▸ **DATASET EXCERPT**:
>> Begin

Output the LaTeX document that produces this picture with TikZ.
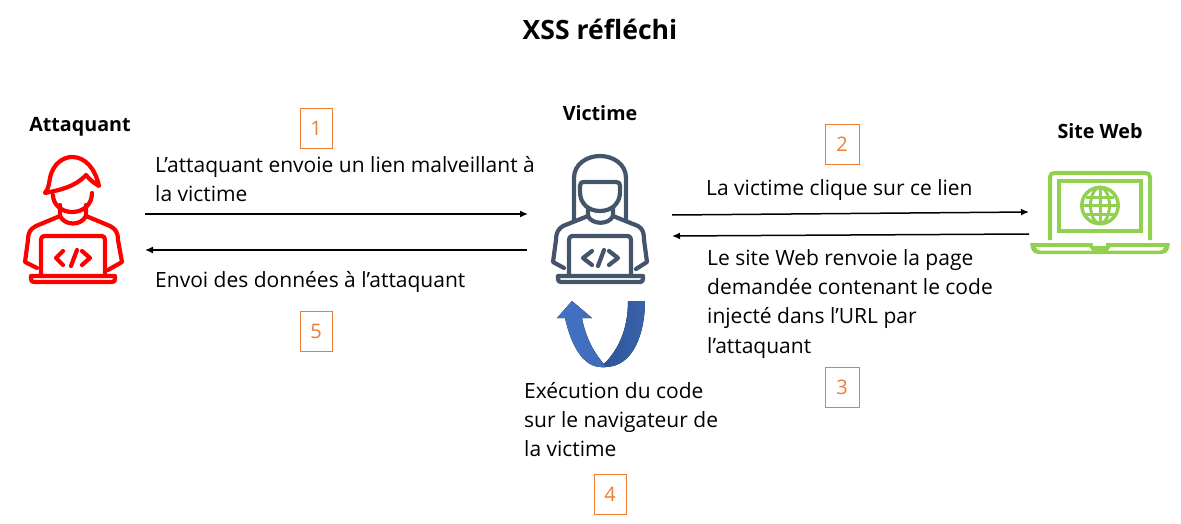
\documentclass[tikz,border=0pt]{standalone}
\usepackage{fontspec}
\setmainfont{Open Sans}
\usetikzlibrary{arrows.meta}
\definecolor{atk}{HTML}{FF0000}
\definecolor{vic}{HTML}{44546A}
\definecolor{web}{HTML}{92D050}
\definecolor{org}{HTML}{ED7D31}
\definecolor{ulight}{HTML}{4472C4}
\definecolor{umid}{HTML}{3F6BB8}
\definecolor{udark}{HTML}{2F5597}
\definecolor{udarkb}{HTML}{3862AB}
\tikzset{
 body/.style={font=\fontsize{21}{29.3}\selectfont,align=left,inner sep=0pt,anchor=north west,text=black},
 head/.style={font=\fontsize{19.7}{24}\selectfont\bfseries,inner sep=0pt,text=black,anchor=base},
 numbox/.style={draw=org,line width=0.8pt,text=org,font=\fontsize{20}{24}\selectfont,inner sep=0pt,minimum width=32pt,minimum height=40pt},
 link/.style={draw=black,line width=1.5pt,-{Latex[length=8pt,width=7pt]}},
 ico/.style={line width=4.2pt,line join=round,line cap=round}
}
\begin{document}
\begin{tikzpicture}[x=1pt,y=-1pt]
\useasboundingbox (0,0) rectangle (1181,524);
\node[font=\fontsize{26.6}{32}\selectfont\bfseries,inner sep=0pt] (title) at (600,29) {XSS réfléchi};
\node[head] (hatk) at (80,132) {Attaquant};
\node[head] (hvic) at (600,121) {Victime};
\node[head] (hweb) at (1100,139) {Site Web};
\node[numbox] (n1) at (316,128) {1};
\node[numbox,minimum width=34pt] (n2) at (842,144) {2};
\node[numbox,minimum width=34pt] (n3) at (842,387) {3};
\node[numbox] (n4) at (610,494) {4};
\node[numbox] (n5) at (316,331) {5};
\node[body] (t1) at (155,156) {L’attaquant envoie un lien malveillant à\\la victime};
\node[body] (t5) at (155,271) {Envoi des données à l’attaquant};
\node[body] (t2) at (706,179) {La victime clique sur ce lien};
\node[body] (t3) at (707,249) {Le site Web renvoie la page\\demandée contenant le code\\injecté dans l’URL par\\l’attaquant};
\node[body] (t4) at (524,382) {Exécution du code\\sur le navigateur de\\la victime};
\coordinate (a1s) at (145,214); \coordinate (a1e) at (528,214);
\coordinate (a5s) at (527,250); \coordinate (a5e) at (145,250);
\coordinate (a2s) at (672,215); \coordinate (a2e) at (1029,212);
\coordinate (a3s) at (1029,234); \coordinate (a3e) at (672,236);
\draw[link] (a1s) -- (a1e);
\draw[link] (a5s) -- (a5e);
\draw[link] (a2s) -- (a2e);
\draw[link] (a3s) -- (a3e);
% attacker
\begin{scope}[ico,draw=atk]
\draw (45,193) .. controls (49,188) and (49,183) .. (50,178) .. controls (53,163) and (64,157) .. (72,157) .. controls (85,157) and (95,168) .. (99,186) .. controls (94,183) and (90,180) .. (86,175) .. controls (75,187) and (60,190) .. (45,193) -- cycle;
\draw (53,195) .. controls (53,205) and (62,212) .. (72,212) .. controls (83,212) and (92,205) .. (92,193);
\draw (60,205) -- (60,216) -- (36,226) .. controls (30,229) and (28,233) .. (28,240) -- (25,262) -- (37,268);
\draw (86,205) -- (86,216) -- (110,226) .. controls (116,229) and (118,233) .. (118,240) -- (122,262) -- (108,270);
\draw (60,216) .. controls (65,226) and (81,226) .. (86,216);
\draw (41,275) -- (41,240) .. controls (41,238) and (42,236) .. (44,236) -- (102,236) .. controls (104,236) and (105,238) .. (105,240) -- (105,275);
\draw (31,276) -- (115,276) -- (115,279) .. controls (115,281) and (114,282) .. (112,282) -- (34,282) .. controls (32,282) and (31,281) .. (31,279) -- cycle;
\draw (63,251) -- (56,258) -- (63,265);
\draw (77,250) -- (71,266);
\draw (82,251) -- (90,258) -- (82,265);
\end{scope}
% victim
\begin{scope}[ico,draw=vic]
\draw (574,220) -- (574,178) .. controls (574,164) and (587,156) .. (600,156) .. controls (613,156) and (626,164) .. (626,178) -- (626,220);
\draw (585,182) -- (616,182) .. controls (619,182) and (620,183) .. (620,186) -- (620,192) .. controls (620,204) and (611,211) .. (600,211) .. controls (589,211) and (580,204) .. (580,192) -- (580,186) .. controls (580,183) and (581,182) .. (585,182) -- cycle;
\draw (588,208) -- (588,216) -- (563,226) .. controls (558,229) and (556,233) .. (556,240) -- (553,262) -- (564,268);
\draw (613,208) -- (613,216) -- (638,226) .. controls (643,229) and (644,233) .. (644,240) -- (647,262) -- (636,269);
\draw (588,216) .. controls (592,225) and (609,225) .. (613,216);
\draw (569,275) -- (569,240) .. controls (569,238) and (570,236) .. (572,236) -- (628,236) .. controls (630,236) and (631,238) .. (631,240) -- (631,275);
\draw (558,276) -- (643,276) -- (643,279) .. controls (643,281) and (642,282) .. (640,282) -- (561,282) .. controls (559,282) and (558,281) .. (558,279) -- cycle;
\draw (592,251) -- (583,258) -- (592,265);
\draw (604,250) -- (598,266);
\draw (609,251) -- (618,258) -- (609,265);
\end{scope}
% U arrow
\fill[left color=udark,right color=udarkb] (628,301) -- (645,301) .. controls (645,330) and (635,367) .. (605,367) -- (601,367) -- (604,364) .. controls (618,350) and (628,330) .. (628,301) -- cycle;
\fill[left color=ulight,right color=umid] (572,301) -- (592,318) -- (582,318) .. controls (585,335) and (593,352) .. (604,364) -- (606,367) -- (601,367) .. controls (583,367) and (571,345) .. (565,318) -- (557,318) -- cycle;
% site web laptop
\begin{scope}[line width=4pt,draw=web]
\draw (1050,240) -- (1050,177) .. controls (1050,174) and (1052,173) .. (1055,173) -- (1145,173) .. controls (1148,173) and (1150,174) .. (1150,177) -- (1150,240);
\draw (1059,181) rectangle (1141,231);
\draw[line width=3.5pt] (1100,205.5) circle (18.2);
\draw[line width=3pt] (1100,205.5) ellipse (9.5 and 18);
\draw[line width=3pt] (1100,188) -- (1100,223);
\draw[line width=3pt] (1083,205.5) -- (1117,205.5) (1086,197) -- (1114,197) (1086,214) -- (1114,214);
\end{scope}
\fill[web] (1030,243) -- (1170,243) -- (1169,248) .. controls (1168,252) and (1165,254) .. (1161,254) -- (1039,254) .. controls (1035,254) and (1032,252) .. (1031,248) -- cycle;
\fill[white] (1036,247) -- (1089,247) -- (1092,250.5) -- (1040,250.5) .. controls (1038,250.5) and (1037,249) .. (1036,247) -- cycle;
\fill[white] (1164,247) -- (1111,247) -- (1108,250.5) -- (1160,250.5) .. controls (1162,250.5) and (1163,249) .. (1164,247) -- cycle;
\fill[white] (1093,243) rectangle (1106,246);
\end{tikzpicture}
\end{document}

>> End

▸ **DIRECTION**: Go through the listing above and quote it exactly, apart from its images.

▸ **TASK ANSWER**:
Output the LaTeX document that produces this picture with TikZ.
\documentclass[tikz,border=0pt]{standalone}
\usepackage{fontspec}
\setmainfont{Open Sans}
\usetikzlibrary{arrows.meta}
\definecolor{atk}{HTML}{FF0000}
\definecolor{vic}{HTML}{44546A}
\definecolor{web}{HTML}{92D050}
\definecolor{org}{HTML}{ED7D31}
\definecolor{ulight}{HTML}{4472C4}
\definecolor{umid}{HTML}{3F6BB8}
\definecolor{udark}{HTML}{2F5597}
\definecolor{udarkb}{HTML}{3862AB}
\tikzset{
 body/.style={font=\fontsize{21}{29.3}\selectfont,align=left,inner sep=0pt,anchor=north west,text=black},
 head/.style={font=\fontsize{19.7}{24}\selectfont\bfseries,inner sep=0pt,text=black,anchor=base},
 numbox/.style={draw=org,line width=0.8pt,text=org,font=\fontsize{20}{24}\selectfont,inner sep=0pt,minimum width=32pt,minimum height=40pt},
 link/.style={draw=black,line width=1.5pt,-{Latex[length=8pt,width=7pt]}},
 ico/.style={line width=4.2pt,line join=round,line cap=round}
}
\begin{document}
\begin{tikzpicture}[x=1pt,y=-1pt]
\useasboundingbox (0,0) rectangle (1181,524);
\node[font=\fontsize{26.6}{32}\selectfont\bfseries,inner sep=0pt] (title) at (600,29) {XSS réfléchi};
\node[head] (hatk) at (80,132) {Attaquant};
\node[head] (hvic) at (600,121) {Victime};
\node[head] (hweb) at (1100,139) {Site Web};
\node[numbox] (n1) at (316,128) {1};
\node[numbox,minimum width=34pt] (n2) at (842,144) {2};
\node[numbox,minimum width=34pt] (n3) at (842,387) {3};
\node[numbox] (n4) at (610,494) {4};
\node[numbox] (n5) at (316,331) {5};
\node[body] (t1) at (155,156) {L’attaquant envoie un lien malveillant à\\la victime};
\node[body] (t5) at (155,271) {Envoi des données à l’attaquant};
\node[body] (t2) at (706,179) {La victime clique sur ce lien};
\node[body] (t3) at (707,249) {Le site Web renvoie la page\\demandée contenant le code\\injecté dans l’URL par\\l’attaquant};
\node[body] (t4) at (524,382) {Exécution du code\\sur le navigateur de\\la victime};
\coordinate (a1s) at (145,214); \coordinate (a1e) at (528,214);
\coordinate (a5s) at (527,250); \coordinate (a5e) at (145,250);
\coordinate (a2s) at (672,215); \coordinate (a2e) at (1029,212);
\coordinate (a3s) at (1029,234); \coordinate (a3e) at (672,236);
\draw[link] (a1s) -- (a1e);
\draw[link] (a5s) -- (a5e);
\draw[link] (a2s) -- (a2e);
\draw[link] (a3s) -- (a3e);
% attacker
\begin{scope}[ico,draw=atk]
\draw (45,193) .. controls (49,188) and (49,183) .. (50,178) .. controls (53,163) and (64,157) .. (72,157) .. controls (85,157) and (95,168) .. (99,186) .. controls (94,183) and (90,180) .. (86,175) .. controls (75,187) and (60,190) .. (45,193) -- cycle;
\draw (53,195) .. controls (53,205) and (62,212) .. (72,212) .. controls (83,212) and (92,205) .. (92,193);
\draw (60,205) -- (60,216) -- (36,226) .. controls (30,229) and (28,233) .. (28,240) -- (25,262) -- (37,268);
\draw (86,205) -- (86,216) -- (110,226) .. controls (116,229) and (118,233) .. (118,240) -- (122,262) -- (108,270);
\draw (60,216) .. controls (65,226) and (81,226) .. (86,216);
\draw (41,275) -- (41,240) .. controls (41,238) and (42,236) .. (44,236) -- (102,236) .. controls (104,236) and (105,238) .. (105,240) -- (105,275);
\draw (31,276) -- (115,276) -- (115,279) .. controls (115,281) and (114,282) .. (112,282) -- (34,282) .. controls (32,282) and (31,281) .. (31,279) -- cycle;
\draw (63,251) -- (56,258) -- (63,265);
\draw (77,250) -- (71,266);
\draw (82,251) -- (90,258) -- (82,265);
\end{scope}
% victim
\begin{scope}[ico,draw=vic]
\draw (574,220) -- (574,178) .. controls (574,164) and (587,156) .. (600,156) .. controls (613,156) and (626,164) .. (626,178) -- (626,220);
\draw (585,182) -- (616,182) .. controls (619,182) and (620,183) .. (620,186) -- (620,192) .. controls (620,204) and (611,211) .. (600,211) .. controls (589,211) and (580,204) .. (580,192) -- (580,186) .. controls (580,183) and (581,182) .. (585,182) -- cycle;
\draw (588,208) -- (588,216) -- (563,226) .. controls (558,229) and (556,233) .. (556,240) -- (553,262) -- (564,268);
\draw (613,208) -- (613,216) -- (638,226) .. controls (643,229) and (644,233) .. (644,240) -- (647,262) -- (636,269);
\draw (588,216) .. controls (592,225) and (609,225) .. (613,216);
\draw (569,275) -- (569,240) .. controls (569,238) and (570,236) .. (572,236) -- (628,236) .. controls (630,236) and (631,238) .. (631,240) -- (631,275);
\draw (558,276) -- (643,276) -- (643,279) .. controls (643,281) and (642,282) .. (640,282) -- (561,282) .. controls (559,282) and (558,281) .. (558,279) -- cycle;
\draw (592,251) -- (583,258) -- (592,265);
\draw (604,250) -- (598,266);
\draw (609,251) -- (618,258) -- (609,265);
\end{scope}
% U arrow
\fill[left color=udark,right color=udarkb] (628,301) -- (645,301) .. controls (645,330) and (635,367) .. (605,367) -- (601,367) -- (604,364) .. controls (618,350) and (628,330) .. (628,301) -- cycle;
\fill[left color=ulight,right color=umid] (572,301) -- (592,318) -- (582,318) .. controls (585,335) and (593,352) .. (604,364) -- (606,367) -- (601,367) .. controls (583,367) and (571,345) .. (565,318) -- (557,318) -- cycle;
% site web laptop
\begin{scope}[line width=4pt,draw=web]
\draw (1050,240) -- (1050,177) .. controls (1050,174) and (1052,173) .. (1055,173) -- (1145,173) .. controls (1148,173) and (1150,174) .. (1150,177) -- (1150,240);
\draw (1059,181) rectangle (1141,231);
\draw[line width=3.5pt] (1100,205.5) circle (18.2);
\draw[line width=3pt] (1100,205.5) ellipse (9.5 and 18);
\draw[line width=3pt] (1100,188) -- (1100,223);
\draw[line width=3pt] (1083,205.5) -- (1117,205.5) (1086,197) -- (1114,197) (1086,214) -- (1114,214);
\end{scope}
\fill[web] (1030,243) -- (1170,243) -- (1169,248) .. controls (1168,252) and (1165,254) .. (1161,254) -- (1039,254) .. controls (1035,254) and (1032,252) .. (1031,248) -- cycle;
\fill[white] (1036,247) -- (1089,247) -- (1092,250.5) -- (1040,250.5) .. controls (1038,250.5) and (1037,249) .. (1036,247) -- cycle;
\fill[white] (1164,247) -- (1111,247) -- (1108,250.5) -- (1160,250.5) .. controls (1162,250.5) and (1163,249) .. (1164,247) -- cycle;
\fill[white] (1093,243) rectangle (1106,246);
\end{tikzpicture}
\end{document}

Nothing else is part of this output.